This is the man Rich reckons should open the batting :hehe:
Ginger twát
This is the man Rich reckons should open the batting :hehe:
Ginger twát
That is the worrying thing. They clearly went in today with no belief that they could stick around and at least make South Africa work for the win. They just didn't know whether they wanted a shīt or a haircut, played stupid, inappropriate shots and gave their wickets away.
Where is the pride, even if it is personal and selfish? At least play for your average.
You would think they would see it as a great chance to prove all the criticism wrong. Instead they have proved it is 100% correct.
Where is the opener who batted with a broken hand in India? Give him a go.
They do give every impression of being a side who, if anything doesn't go their way, will simply give up because it's too hard. Too many players in that side who expect to be able to leave the hard yards to others (Cook, Root, Ali). And if those others don't come off, they seem to think that's a good excuse to give up.
Sir Geoffrey is FEWMIN!
If you want to look at luxuries in that side, I'd say a guy with 100+ wickets and 2000+ runs (usually batting with the tail) isn't where I'd start.
I can think of four players who need to go and none of them is Ali. I also think young Stokes might want to find a few performances pretty damn quickly.

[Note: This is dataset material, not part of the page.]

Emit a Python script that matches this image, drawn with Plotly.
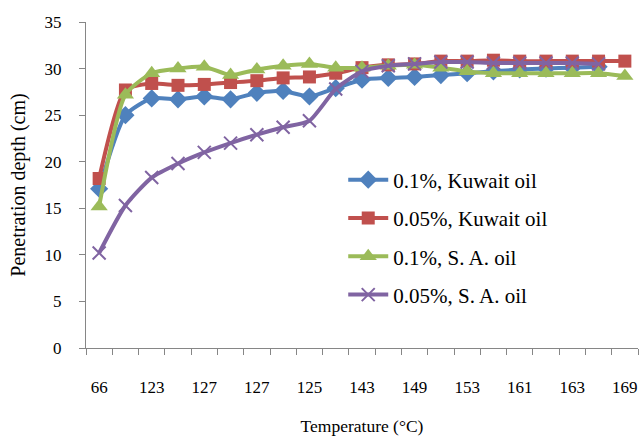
import plotly.graph_objects as go

# Temperature labels (every other category is labelled on the axis)
temp_labels = ["66", "123", "127", "127", "125", "143", "149", "153", "161", "163", "169"]

# Penetration depth (cm) for each test run
kuwait_01 = [17.1, 25.0, 26.8, 26.7, 27.0, 26.7, 27.4, 27.6, 27.0, 27.9, 28.8,
             29.0, 29.1, 29.3, 29.5, 29.7, 29.9, 30.0, 30.1, 30.2]
kuwait_005 = [18.2, 27.7, 28.4, 28.2, 28.3, 28.5, 28.7, 29.0, 29.1, 29.5, 30.1,
              30.4, 30.5, 30.8, 30.8, 30.9, 30.8, 30.8, 30.8, 30.8, 30.8]
sa_01 = [15.2, 27.2, 29.5, 30.0, 30.2, 29.3, 29.9, 30.3, 30.5, 30.1, 30.1,
         30.3, 30.4, 30.1, 29.7, 29.5, 29.5, 29.5, 29.5, 29.5, 29.2]
sa_005 = [10.2, 15.3, 18.3, 19.8, 21.0, 22.0, 22.9, 23.7, 24.4, 27.8, 29.7,
          30.3, 30.5, 30.7, 30.7, 30.6, 30.6, 30.6, 30.6, 30.5]

series = [
    ("0.1%, Kuwait oil", kuwait_01, "#4F81BD", "diamond", 14, 0),
    ("0.05%, Kuwait oil", kuwait_005, "#C0504D", "square", 13, 0),
    ("0.1%, S. A. oil", sa_01, "#9BBB59", "triangle-up", 15, 0),
    ("0.05%, S. A. oil", sa_005, "#8064A2", "x-thin", 13, 2),
]

n_cat = 2 * len(temp_labels) - 1
FONT = "'Liberation Serif', 'Times New Roman', serif"

fig = go.Figure()
for i, (name, vals, color, sym, size, lw) in enumerate(series):
    fig.add_trace(go.Scatter(
        x=list(range(len(vals))), y=vals, name=name, mode="lines+markers",
        legendgroup=f"g{i}",
        line=dict(color=color, width=4, shape="spline", smoothing=0.6),
        marker=dict(symbol=sym, size=size, color=color,
                    line=dict(color=color, width=lw)),
    ))

fig.update_layout(
    width=640, height=436,
    margin=dict(l=86, r=2, t=22, b=88),
    paper_bgcolor="white", plot_bgcolor="white",
    font=dict(family=FONT, size=17, color="black"),
    legend=dict(x=0.466, y=0.578, xanchor="left", yanchor="top",
                traceorder="grouped", tracegroupgap=8,
                font=dict(family=FONT, size=21), itemwidth=40,
                bgcolor="rgba(0,0,0,0)"),
    xaxis=dict(
        range=[-0.5, n_cat - 0.5],
        tickvals=list(range(0, n_cat, 2)), ticktext=temp_labels,
        ticks="", showgrid=False, zeroline=False,
        showline=True, linecolor="#868686", linewidth=1,
        ticklabelstandoff=24,
        tickfont=dict(family=FONT, size=17),
        minor=dict(tickvals=[k - 0.5 for k in range(n_cat + 1)],
                   ticks="outside", ticklen=6, tickcolor="#868686",
                   showgrid=False),
        title=dict(text="Temperature (°C)", standoff=25,
                   font=dict(family=FONT, size=17.5)),
    ),
    yaxis=dict(
        range=[0, 35], dtick=5, ticks="outside", ticklen=6,
        tickcolor="#868686", showgrid=False, zeroline=False,
        showline=True, linecolor="#868686", linewidth=1,
        ticklabelstandoff=14,
        tickfont=dict(family=FONT, size=17),
        title=dict(text="Penetration depth (cm)", standoff=13,
                   font=dict(family=FONT, size=20)),
    ),
)

fig.write_html("out.html")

I'm a shít bowler, but did once find myself on a hat-trick despite bowling trundling slow-medium. First bloke nicked off, second was trapped in front. Third ball, I bowled a rank long-hop and was carted for four. Universal order was restored.
Even then, I thought bowling was shîte.
Thinking about it though, if you're a professional player with all that money you make and the great life you have, why on earth would you want to bat all day; surely you could find better things to do, things which have rather alot less aggro attached, from supporters and social media and such.
Imagine being the thirtieth player on the Arsenal squad list. Perfect life. You turn up to train every day, you play a bit of football with the lads, a little gym work (highly tedious, of course, but many people love it) and then a spot of lunch. Knock off at four. There's no hassle because nobody knows who you are. There's no Montys jumping out at you demanding selfies, for example. And no trips to Elland Road and no forty thousand Yorkshiremen bantering you off. Nobody keying your flash new car because you had a bad game at Spurs. You also have a decent house, all paid off quickly, with all mod cons, the best holidays and even if you never get another pro contract, you walk away from the game practically made for life or just meander down the leagues.
I'm guessing this all applies to professional cricketers just the same.